-- Supplied records start --
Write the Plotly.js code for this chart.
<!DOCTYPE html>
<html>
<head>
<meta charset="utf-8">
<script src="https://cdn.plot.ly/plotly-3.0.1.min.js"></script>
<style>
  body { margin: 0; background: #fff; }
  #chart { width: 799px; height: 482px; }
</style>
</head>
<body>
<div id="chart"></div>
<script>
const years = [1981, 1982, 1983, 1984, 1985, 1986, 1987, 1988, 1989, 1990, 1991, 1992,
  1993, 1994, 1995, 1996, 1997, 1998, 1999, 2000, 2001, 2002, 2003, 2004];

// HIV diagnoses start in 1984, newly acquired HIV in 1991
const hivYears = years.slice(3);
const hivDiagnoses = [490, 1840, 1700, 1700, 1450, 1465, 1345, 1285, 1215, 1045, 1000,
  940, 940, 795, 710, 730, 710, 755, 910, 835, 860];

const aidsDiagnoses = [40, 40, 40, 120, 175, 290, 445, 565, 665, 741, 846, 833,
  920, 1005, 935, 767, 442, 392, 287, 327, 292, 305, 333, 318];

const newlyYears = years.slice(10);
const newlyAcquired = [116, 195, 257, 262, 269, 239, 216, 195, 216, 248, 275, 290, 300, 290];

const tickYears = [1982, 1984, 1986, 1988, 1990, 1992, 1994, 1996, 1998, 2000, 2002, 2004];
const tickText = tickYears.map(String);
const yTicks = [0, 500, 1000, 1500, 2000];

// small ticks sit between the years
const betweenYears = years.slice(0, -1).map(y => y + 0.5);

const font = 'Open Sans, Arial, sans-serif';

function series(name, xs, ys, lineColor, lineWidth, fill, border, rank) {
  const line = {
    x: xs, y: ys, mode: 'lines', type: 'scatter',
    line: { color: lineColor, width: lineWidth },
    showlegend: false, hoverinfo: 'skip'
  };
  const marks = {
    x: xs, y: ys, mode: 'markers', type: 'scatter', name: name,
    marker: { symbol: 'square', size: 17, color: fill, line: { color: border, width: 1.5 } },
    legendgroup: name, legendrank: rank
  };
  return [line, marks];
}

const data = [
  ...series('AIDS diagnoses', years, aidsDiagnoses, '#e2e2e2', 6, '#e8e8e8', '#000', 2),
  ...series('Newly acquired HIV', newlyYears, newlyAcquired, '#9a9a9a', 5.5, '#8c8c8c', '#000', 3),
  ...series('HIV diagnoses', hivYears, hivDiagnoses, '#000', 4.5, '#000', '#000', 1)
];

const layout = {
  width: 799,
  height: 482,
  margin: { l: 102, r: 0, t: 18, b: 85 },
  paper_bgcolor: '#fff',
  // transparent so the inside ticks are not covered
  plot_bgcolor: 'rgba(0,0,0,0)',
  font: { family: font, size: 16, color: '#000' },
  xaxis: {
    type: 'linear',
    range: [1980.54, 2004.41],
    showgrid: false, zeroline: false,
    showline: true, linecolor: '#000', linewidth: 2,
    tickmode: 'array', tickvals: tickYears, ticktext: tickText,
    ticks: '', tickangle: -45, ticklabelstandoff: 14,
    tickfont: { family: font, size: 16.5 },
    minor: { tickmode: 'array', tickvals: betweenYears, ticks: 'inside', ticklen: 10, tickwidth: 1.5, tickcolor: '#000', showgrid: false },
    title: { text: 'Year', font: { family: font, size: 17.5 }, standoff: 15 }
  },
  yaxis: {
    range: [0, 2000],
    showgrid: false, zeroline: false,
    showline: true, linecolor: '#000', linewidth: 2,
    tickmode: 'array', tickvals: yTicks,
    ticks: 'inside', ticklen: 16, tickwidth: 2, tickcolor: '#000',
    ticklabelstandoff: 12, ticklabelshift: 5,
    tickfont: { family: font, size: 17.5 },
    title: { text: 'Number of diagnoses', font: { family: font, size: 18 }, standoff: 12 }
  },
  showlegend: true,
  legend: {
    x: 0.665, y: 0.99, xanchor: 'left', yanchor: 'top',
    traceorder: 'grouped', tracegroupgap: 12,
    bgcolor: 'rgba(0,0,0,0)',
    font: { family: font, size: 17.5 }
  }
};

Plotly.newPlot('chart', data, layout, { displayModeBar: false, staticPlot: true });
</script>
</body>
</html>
-- Supplied records end --
-- Supplied records start --
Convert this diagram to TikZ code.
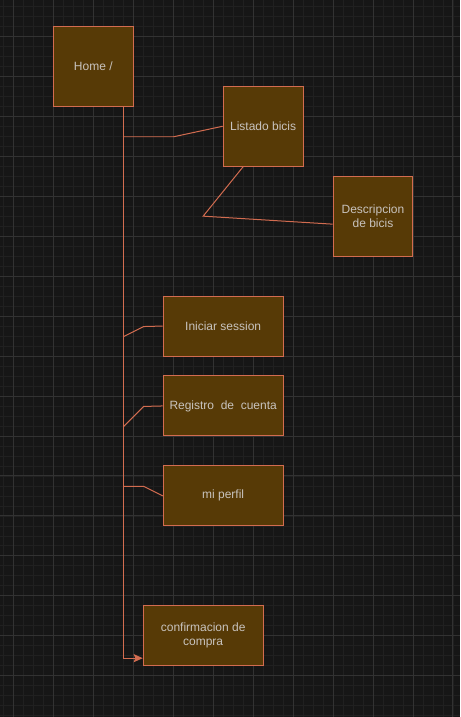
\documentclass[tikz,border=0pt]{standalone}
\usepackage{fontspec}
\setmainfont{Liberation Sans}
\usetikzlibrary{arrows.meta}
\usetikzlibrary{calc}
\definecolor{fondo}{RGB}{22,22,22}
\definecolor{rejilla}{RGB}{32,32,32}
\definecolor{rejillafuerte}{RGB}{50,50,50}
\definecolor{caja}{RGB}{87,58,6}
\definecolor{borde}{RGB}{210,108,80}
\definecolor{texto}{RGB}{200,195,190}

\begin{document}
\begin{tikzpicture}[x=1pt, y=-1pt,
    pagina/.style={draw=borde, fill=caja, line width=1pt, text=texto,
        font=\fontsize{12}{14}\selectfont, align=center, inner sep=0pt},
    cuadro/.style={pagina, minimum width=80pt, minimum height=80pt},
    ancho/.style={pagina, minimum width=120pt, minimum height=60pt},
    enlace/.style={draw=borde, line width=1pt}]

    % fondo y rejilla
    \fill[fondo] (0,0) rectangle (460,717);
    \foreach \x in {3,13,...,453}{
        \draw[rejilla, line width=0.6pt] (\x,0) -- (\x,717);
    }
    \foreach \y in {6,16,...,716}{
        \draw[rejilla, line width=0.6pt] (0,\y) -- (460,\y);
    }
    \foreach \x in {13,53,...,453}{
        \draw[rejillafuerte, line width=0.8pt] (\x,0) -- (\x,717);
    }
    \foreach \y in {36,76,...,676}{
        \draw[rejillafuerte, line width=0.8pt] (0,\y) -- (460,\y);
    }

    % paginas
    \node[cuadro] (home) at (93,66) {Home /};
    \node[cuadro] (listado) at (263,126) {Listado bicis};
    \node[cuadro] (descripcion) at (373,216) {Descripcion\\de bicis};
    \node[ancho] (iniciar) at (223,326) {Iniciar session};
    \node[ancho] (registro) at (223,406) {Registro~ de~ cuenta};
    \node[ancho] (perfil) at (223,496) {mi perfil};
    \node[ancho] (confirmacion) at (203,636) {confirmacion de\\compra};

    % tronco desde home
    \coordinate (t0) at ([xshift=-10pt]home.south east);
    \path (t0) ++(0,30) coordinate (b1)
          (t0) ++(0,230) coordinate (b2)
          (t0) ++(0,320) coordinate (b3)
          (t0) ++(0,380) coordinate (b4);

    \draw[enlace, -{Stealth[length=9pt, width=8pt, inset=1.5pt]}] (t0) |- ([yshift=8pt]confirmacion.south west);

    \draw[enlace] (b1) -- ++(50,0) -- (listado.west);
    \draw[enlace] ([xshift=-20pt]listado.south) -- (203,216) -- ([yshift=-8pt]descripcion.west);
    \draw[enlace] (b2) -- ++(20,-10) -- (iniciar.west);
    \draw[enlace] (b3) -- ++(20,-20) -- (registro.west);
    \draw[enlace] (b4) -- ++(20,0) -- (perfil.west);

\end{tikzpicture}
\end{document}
-- Supplied records end --
Read the entries and select each line where the word "this" is found.

Write the Plotly.js code for this chart.
Convert this diagram to TikZ code.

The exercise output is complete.